INFORMATION PROVIDED
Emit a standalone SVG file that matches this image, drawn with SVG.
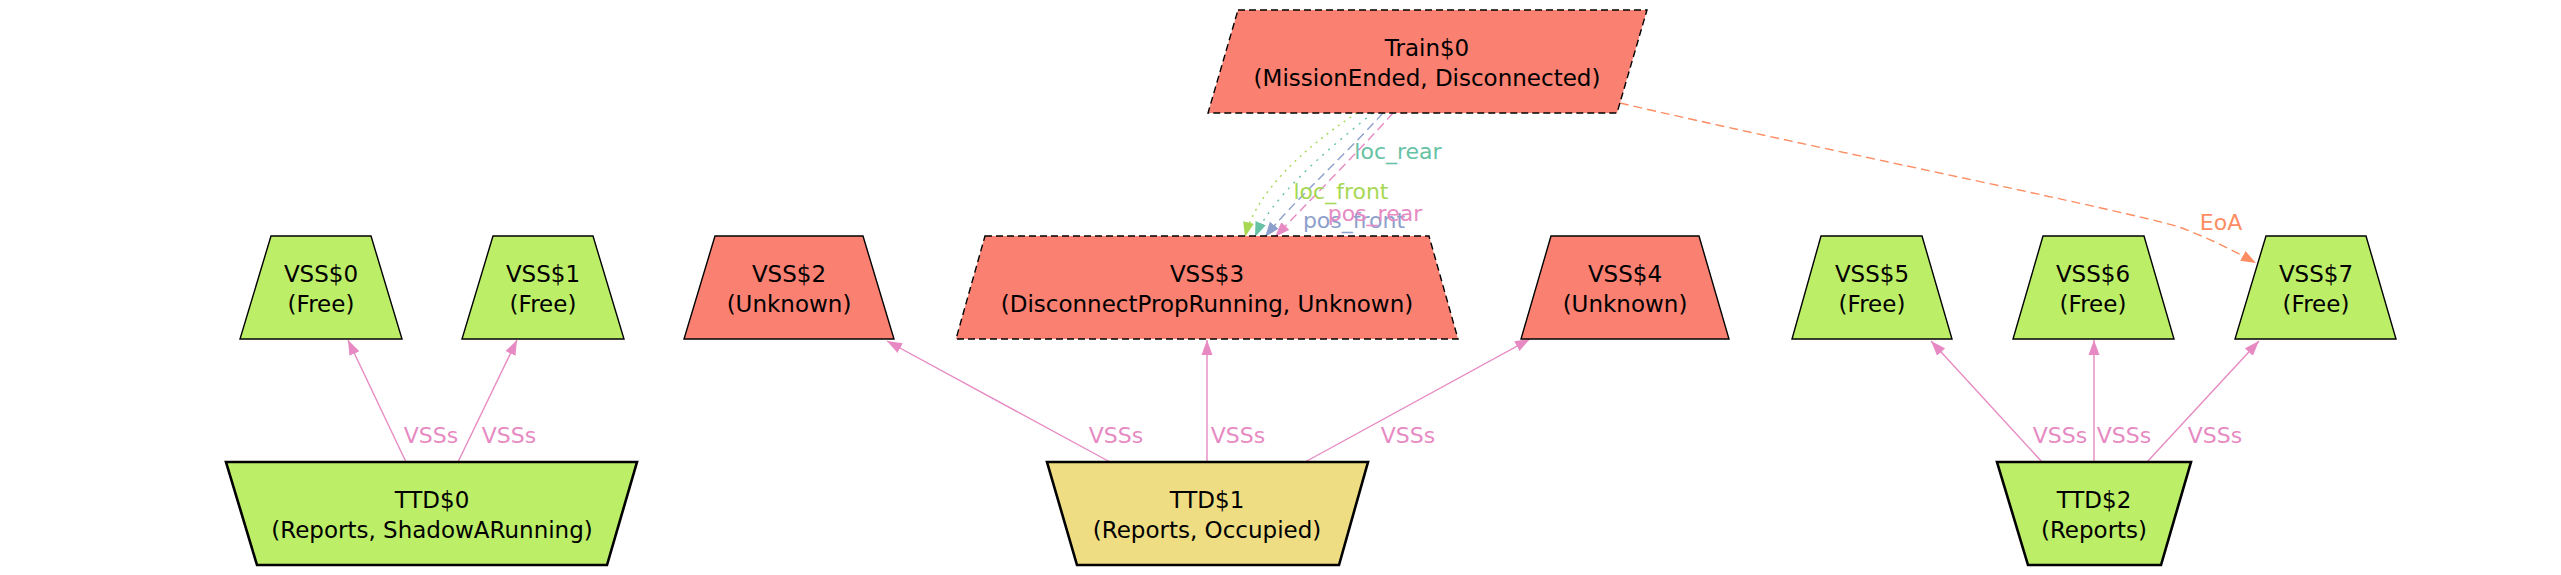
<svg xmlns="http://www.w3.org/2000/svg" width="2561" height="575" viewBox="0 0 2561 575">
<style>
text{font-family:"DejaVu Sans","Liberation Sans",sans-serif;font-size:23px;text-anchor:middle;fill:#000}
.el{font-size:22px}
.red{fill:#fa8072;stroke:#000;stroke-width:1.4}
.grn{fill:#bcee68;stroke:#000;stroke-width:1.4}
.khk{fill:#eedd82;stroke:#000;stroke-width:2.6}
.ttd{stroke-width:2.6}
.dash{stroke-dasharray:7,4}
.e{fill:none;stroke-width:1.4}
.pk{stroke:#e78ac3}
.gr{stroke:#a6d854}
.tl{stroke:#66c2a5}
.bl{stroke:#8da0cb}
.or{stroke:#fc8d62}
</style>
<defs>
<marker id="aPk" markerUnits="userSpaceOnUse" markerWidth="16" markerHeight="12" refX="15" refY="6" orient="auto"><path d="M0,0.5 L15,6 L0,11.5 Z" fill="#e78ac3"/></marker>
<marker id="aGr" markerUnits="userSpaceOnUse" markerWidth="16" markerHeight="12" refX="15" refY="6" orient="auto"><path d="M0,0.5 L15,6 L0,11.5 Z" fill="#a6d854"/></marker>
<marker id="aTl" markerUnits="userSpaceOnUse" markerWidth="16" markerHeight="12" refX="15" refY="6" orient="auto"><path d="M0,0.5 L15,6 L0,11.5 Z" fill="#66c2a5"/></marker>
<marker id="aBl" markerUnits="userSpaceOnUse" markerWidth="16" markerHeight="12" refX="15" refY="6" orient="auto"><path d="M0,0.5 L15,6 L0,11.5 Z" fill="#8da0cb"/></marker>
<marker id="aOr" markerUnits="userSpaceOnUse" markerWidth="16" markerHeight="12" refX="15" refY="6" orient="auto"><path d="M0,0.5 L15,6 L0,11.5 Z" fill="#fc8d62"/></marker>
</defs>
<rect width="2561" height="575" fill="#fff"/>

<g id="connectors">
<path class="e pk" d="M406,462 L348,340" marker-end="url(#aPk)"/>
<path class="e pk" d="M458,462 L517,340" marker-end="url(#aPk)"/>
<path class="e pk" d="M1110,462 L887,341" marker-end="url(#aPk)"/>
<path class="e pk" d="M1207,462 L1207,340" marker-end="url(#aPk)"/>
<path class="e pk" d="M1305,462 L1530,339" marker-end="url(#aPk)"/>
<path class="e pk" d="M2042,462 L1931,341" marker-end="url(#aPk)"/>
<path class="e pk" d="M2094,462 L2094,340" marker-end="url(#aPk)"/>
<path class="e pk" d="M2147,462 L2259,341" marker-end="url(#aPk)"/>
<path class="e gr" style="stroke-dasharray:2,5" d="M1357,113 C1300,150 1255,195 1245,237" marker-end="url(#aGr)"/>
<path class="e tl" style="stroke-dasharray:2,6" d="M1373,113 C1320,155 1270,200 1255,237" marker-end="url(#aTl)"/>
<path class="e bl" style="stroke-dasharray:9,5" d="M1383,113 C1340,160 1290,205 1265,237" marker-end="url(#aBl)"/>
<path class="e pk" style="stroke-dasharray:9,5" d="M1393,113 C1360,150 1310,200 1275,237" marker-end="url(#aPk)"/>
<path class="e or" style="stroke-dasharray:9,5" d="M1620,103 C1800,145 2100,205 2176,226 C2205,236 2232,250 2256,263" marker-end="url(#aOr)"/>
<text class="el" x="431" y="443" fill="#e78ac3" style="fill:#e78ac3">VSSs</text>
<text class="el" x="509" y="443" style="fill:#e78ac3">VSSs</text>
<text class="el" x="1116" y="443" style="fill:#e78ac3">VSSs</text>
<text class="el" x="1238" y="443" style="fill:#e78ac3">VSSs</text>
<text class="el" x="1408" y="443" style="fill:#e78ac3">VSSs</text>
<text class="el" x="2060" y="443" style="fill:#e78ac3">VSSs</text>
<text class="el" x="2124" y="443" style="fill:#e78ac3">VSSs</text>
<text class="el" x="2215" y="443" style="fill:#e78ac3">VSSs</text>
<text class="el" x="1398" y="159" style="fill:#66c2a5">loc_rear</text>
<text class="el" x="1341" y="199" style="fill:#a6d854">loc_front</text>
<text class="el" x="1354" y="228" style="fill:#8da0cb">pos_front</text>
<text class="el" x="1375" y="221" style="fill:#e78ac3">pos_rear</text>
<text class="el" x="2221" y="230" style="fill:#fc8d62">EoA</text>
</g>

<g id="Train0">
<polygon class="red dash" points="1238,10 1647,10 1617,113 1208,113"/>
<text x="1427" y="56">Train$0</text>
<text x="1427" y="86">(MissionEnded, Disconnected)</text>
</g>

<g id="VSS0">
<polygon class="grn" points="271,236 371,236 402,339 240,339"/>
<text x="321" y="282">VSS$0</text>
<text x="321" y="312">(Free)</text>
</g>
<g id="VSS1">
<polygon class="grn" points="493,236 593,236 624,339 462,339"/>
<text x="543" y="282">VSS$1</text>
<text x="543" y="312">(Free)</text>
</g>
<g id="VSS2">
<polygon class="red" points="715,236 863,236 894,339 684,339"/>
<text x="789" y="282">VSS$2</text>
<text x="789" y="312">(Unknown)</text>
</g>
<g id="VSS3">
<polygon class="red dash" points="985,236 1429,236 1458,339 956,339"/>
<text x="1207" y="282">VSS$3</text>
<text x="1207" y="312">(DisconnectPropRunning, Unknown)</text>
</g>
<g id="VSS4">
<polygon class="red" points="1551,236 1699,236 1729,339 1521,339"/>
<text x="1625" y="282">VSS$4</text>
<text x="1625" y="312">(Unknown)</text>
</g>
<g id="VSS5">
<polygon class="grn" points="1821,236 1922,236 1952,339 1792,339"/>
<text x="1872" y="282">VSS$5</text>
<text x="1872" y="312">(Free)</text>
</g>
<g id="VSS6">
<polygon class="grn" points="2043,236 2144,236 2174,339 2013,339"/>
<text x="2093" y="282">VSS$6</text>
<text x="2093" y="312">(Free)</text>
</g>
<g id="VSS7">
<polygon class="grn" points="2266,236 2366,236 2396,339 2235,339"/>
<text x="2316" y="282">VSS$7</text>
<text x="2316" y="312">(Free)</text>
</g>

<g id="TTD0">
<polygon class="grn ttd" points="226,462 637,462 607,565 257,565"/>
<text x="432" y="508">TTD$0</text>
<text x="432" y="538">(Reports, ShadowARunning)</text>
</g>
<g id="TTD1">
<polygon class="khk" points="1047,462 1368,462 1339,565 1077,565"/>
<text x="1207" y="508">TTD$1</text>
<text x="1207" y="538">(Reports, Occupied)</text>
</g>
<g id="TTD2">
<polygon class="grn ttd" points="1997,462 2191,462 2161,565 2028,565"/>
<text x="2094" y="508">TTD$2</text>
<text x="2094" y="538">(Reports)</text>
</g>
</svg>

--

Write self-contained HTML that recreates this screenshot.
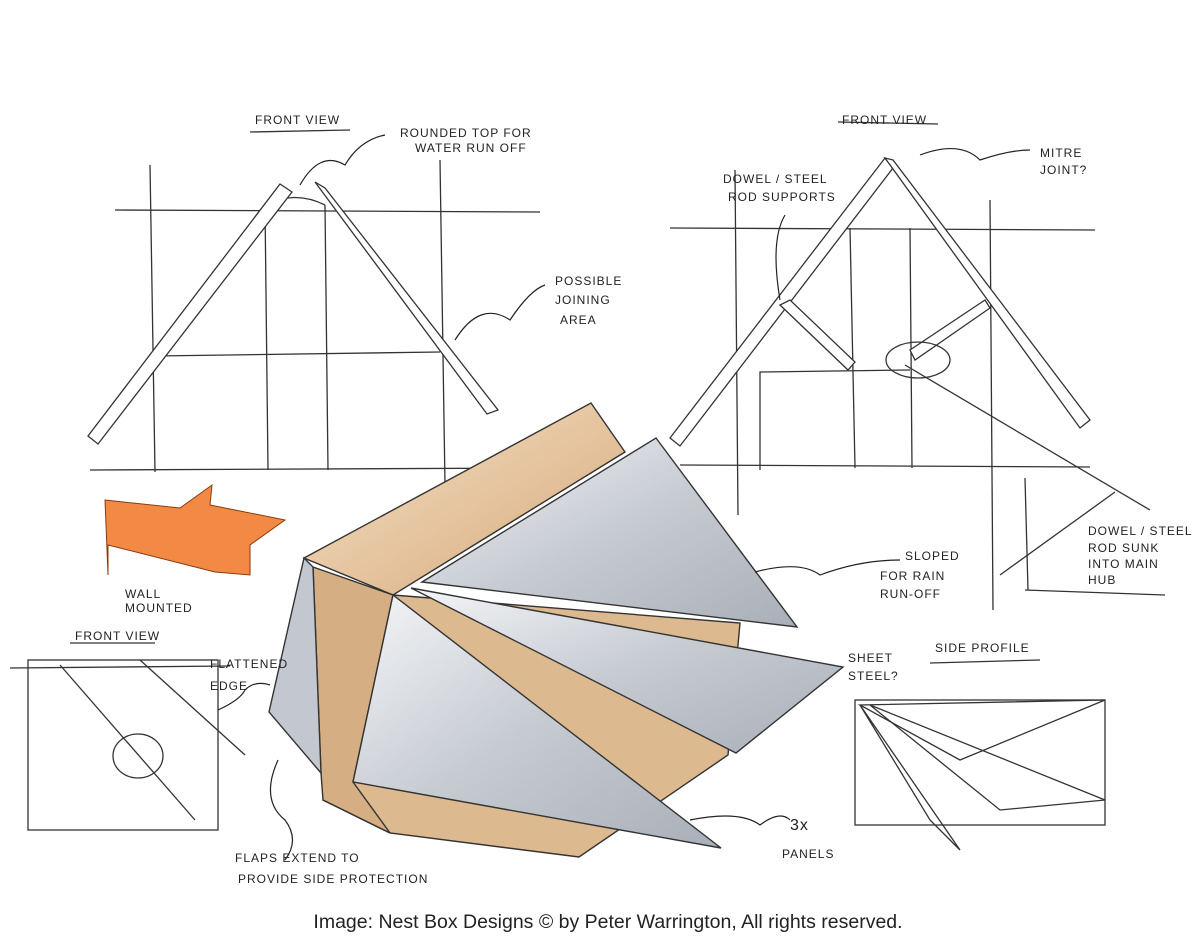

--

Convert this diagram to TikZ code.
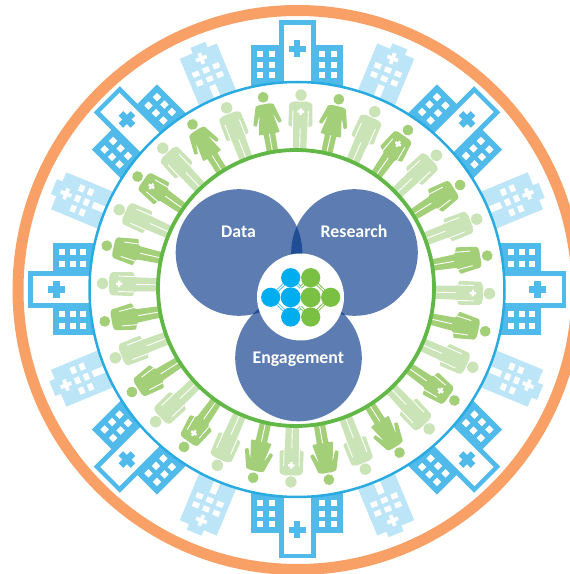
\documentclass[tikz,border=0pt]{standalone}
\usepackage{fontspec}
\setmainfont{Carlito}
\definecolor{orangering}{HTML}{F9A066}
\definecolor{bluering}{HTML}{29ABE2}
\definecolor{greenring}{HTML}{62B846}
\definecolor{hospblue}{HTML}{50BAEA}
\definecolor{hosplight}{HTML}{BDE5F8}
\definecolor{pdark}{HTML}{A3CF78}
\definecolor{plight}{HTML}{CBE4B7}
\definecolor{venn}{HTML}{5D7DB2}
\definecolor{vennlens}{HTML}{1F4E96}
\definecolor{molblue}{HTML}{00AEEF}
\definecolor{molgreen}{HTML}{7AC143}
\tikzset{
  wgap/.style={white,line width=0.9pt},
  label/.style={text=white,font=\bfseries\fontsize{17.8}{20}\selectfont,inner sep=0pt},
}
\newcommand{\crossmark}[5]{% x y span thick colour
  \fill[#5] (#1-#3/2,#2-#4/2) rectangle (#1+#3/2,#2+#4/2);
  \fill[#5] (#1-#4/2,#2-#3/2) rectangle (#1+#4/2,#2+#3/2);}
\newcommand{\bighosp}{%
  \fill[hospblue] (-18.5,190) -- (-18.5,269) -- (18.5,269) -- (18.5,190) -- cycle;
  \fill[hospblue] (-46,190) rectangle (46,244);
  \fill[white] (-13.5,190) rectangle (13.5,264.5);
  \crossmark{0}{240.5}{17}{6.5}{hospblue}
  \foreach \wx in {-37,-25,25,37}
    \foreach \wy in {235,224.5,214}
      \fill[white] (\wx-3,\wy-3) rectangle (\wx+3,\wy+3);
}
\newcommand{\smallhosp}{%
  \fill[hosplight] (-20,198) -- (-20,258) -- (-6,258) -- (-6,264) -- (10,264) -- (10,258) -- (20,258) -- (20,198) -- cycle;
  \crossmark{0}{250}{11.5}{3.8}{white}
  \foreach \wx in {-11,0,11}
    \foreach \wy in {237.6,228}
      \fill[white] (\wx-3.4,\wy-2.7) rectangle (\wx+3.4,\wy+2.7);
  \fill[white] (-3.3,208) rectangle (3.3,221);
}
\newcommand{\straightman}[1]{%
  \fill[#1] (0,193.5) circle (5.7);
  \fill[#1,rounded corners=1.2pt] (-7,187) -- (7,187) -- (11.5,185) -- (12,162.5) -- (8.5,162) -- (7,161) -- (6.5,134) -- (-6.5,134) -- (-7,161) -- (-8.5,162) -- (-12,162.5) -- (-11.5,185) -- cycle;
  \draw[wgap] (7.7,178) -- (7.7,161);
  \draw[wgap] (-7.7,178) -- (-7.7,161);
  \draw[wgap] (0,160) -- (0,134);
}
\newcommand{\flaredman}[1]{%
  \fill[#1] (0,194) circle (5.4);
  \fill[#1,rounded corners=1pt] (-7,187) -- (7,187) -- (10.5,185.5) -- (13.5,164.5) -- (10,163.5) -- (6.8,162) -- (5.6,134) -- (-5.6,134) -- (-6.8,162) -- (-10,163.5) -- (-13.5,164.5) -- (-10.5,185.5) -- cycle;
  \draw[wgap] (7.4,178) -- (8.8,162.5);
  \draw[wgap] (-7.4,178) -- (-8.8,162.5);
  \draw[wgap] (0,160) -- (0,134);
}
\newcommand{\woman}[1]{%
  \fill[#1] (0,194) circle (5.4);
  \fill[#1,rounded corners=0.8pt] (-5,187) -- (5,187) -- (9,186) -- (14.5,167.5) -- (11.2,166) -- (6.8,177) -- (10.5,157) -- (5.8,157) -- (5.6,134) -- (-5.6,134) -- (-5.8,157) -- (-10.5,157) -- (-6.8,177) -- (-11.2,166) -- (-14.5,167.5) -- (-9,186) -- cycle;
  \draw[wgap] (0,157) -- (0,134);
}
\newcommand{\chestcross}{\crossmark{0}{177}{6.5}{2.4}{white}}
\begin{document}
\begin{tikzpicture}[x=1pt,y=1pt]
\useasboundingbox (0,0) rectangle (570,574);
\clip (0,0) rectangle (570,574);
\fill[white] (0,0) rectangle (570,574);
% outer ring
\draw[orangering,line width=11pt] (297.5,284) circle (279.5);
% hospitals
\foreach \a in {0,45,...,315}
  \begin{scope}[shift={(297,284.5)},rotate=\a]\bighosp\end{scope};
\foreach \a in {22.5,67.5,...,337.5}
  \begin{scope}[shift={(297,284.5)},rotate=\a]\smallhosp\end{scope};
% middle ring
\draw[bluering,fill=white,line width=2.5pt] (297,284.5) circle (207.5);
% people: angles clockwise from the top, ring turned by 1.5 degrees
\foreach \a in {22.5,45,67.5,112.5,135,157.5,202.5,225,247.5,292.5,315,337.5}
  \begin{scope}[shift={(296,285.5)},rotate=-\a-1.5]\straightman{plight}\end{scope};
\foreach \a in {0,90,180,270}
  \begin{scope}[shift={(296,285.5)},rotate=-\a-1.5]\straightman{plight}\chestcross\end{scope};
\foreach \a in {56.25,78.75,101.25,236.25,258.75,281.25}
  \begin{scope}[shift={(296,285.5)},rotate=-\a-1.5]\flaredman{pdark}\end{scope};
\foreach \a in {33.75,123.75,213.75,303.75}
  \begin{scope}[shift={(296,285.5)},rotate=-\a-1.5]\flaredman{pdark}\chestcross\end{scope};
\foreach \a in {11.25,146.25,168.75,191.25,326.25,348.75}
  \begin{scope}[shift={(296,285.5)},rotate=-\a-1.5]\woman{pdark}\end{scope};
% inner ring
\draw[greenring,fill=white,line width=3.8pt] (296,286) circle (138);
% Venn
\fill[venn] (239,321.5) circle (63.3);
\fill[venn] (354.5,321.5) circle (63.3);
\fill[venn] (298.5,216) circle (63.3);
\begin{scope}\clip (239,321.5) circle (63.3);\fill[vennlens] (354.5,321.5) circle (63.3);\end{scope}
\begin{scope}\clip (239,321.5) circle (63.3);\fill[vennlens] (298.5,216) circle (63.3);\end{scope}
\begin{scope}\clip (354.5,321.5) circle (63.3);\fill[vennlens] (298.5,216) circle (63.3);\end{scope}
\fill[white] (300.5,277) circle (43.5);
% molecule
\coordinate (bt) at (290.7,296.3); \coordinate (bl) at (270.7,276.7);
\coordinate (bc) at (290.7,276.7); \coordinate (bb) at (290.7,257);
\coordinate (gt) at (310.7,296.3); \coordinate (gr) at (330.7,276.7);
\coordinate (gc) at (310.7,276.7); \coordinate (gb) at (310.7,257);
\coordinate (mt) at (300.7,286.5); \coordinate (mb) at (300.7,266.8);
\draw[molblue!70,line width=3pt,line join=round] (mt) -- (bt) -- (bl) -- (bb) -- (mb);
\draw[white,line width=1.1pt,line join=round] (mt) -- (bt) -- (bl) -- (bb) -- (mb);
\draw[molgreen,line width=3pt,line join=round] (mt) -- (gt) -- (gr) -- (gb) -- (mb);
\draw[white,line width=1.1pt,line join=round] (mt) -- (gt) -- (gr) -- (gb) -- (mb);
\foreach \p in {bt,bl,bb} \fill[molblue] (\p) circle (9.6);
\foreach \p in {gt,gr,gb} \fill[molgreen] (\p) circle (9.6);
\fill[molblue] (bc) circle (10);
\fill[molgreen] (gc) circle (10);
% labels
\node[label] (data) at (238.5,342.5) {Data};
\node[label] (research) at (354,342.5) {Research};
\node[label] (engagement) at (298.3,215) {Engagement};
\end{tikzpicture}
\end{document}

SET PROBLEM
Only lines with the string "that" belong in your answer; copy each one.

FINISHED TASK
Emit a standalone SVG file that matches this image, drawn with SVG.
Write self-contained HTML that recreates this screenshot.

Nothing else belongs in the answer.